Character development of the three regulars has often involved massive chunks of the narrative devoted to just that, sidelining the main plot at times. Wiehl thankfully avoids that pitfall this time by having Elizabeth play a big part in that development. She preys on Cassidy's insecurities about her friends, especially the feeling that the other two look down on her sometimes. Conflict among the three doesn't really have time to gestate, though.
Allison and Nicole are interesting to read about, especially the painful issue that Nicole has to deal with. Cassidy is still much too flighty and annoying, missing the obvious way too often. This can make the inevitable dinners or lunches between the three of them hard to read, especially when Cassidy pipes up with something so silly that readers roll their eyes.

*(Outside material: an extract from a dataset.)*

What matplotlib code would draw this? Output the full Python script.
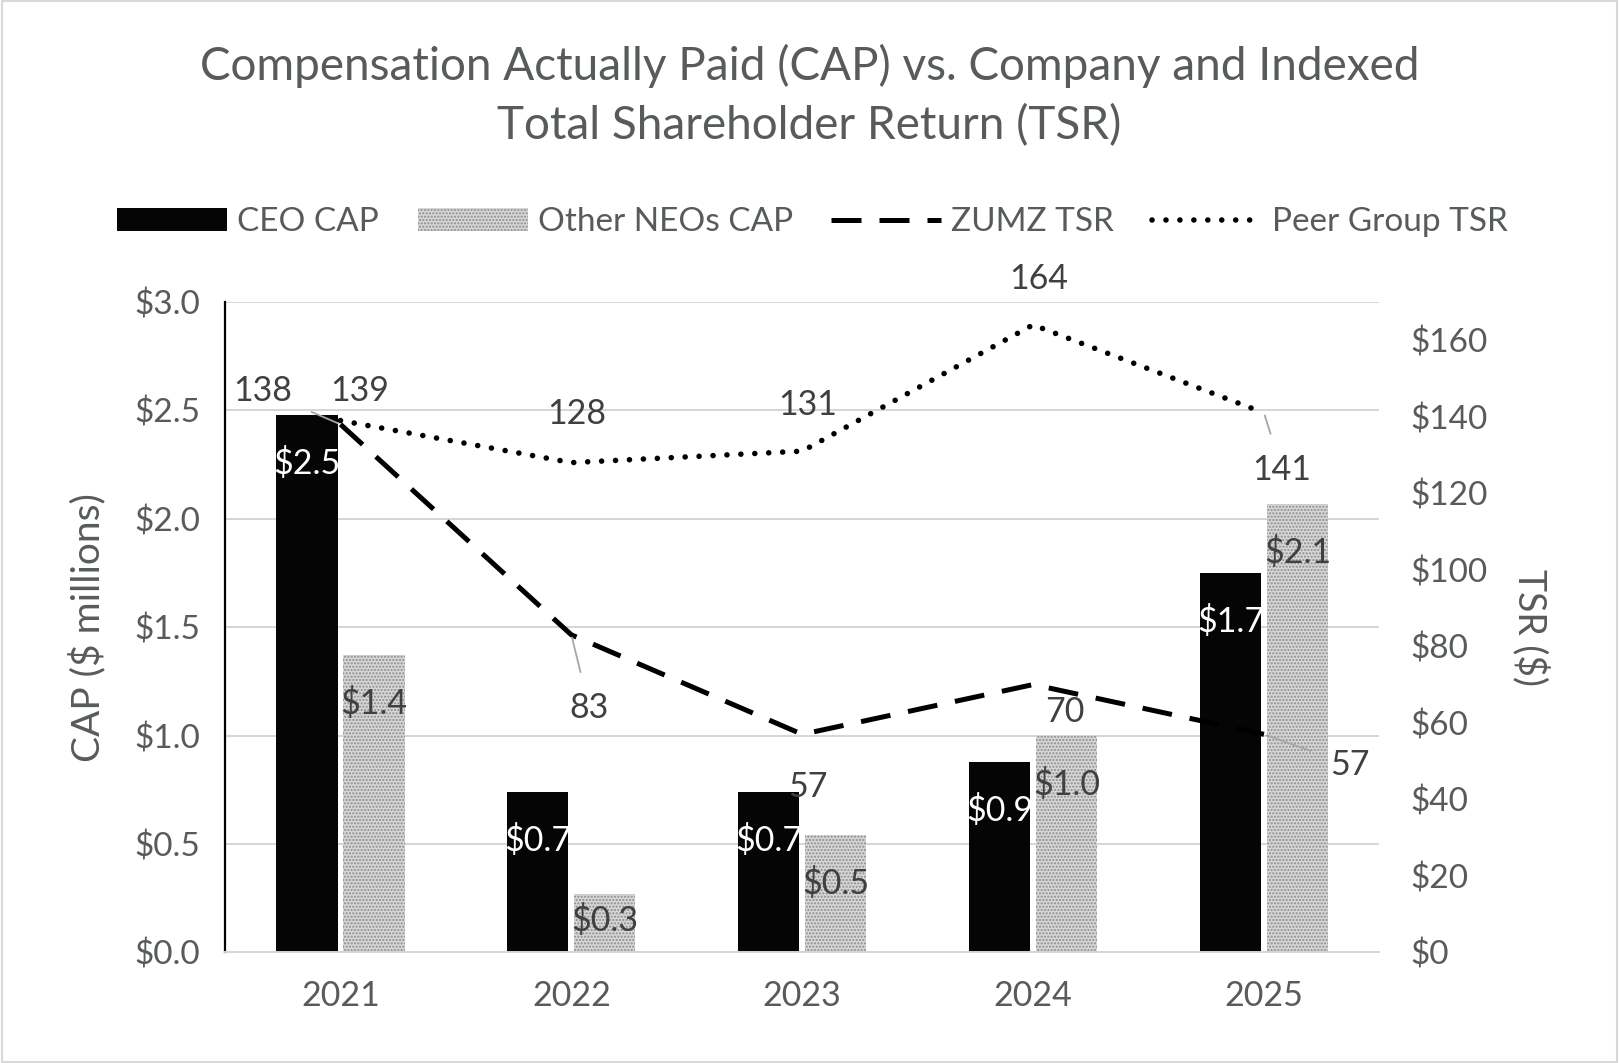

Wiehl's plotting and prose are very good, however. She ties the stories together brilliantly, giving just enough airtime to each one before moving on to the next. She never lingers too long on one aspect of the plot. Even when she's explaining something about the legal system, or giving some behind-the-scenes information about how television news works, she manages to make it reasonably fresh. Readers of previous books may start snoozing when Wiehl explains how the grand jury system works yet again, but it is important for those readers whose first Wiehl book is Heart of Ice, so allowances have to be made.
While the conclusion of Heart of Ice isn't as pulse-pounding as probably intended, it does make the book hard to put down. The last fifty pages or so, as things begin to unravel, keep the reader riveted. (There's even a nice Mythbusters reference for fans of that show.)
All in all, Heart of Ice demonstrates marked improvement over Hand of Fate and almost equals the strength of the first book in the series. If Wiehl continues this upward curve, she'll have readers coming back begging for more.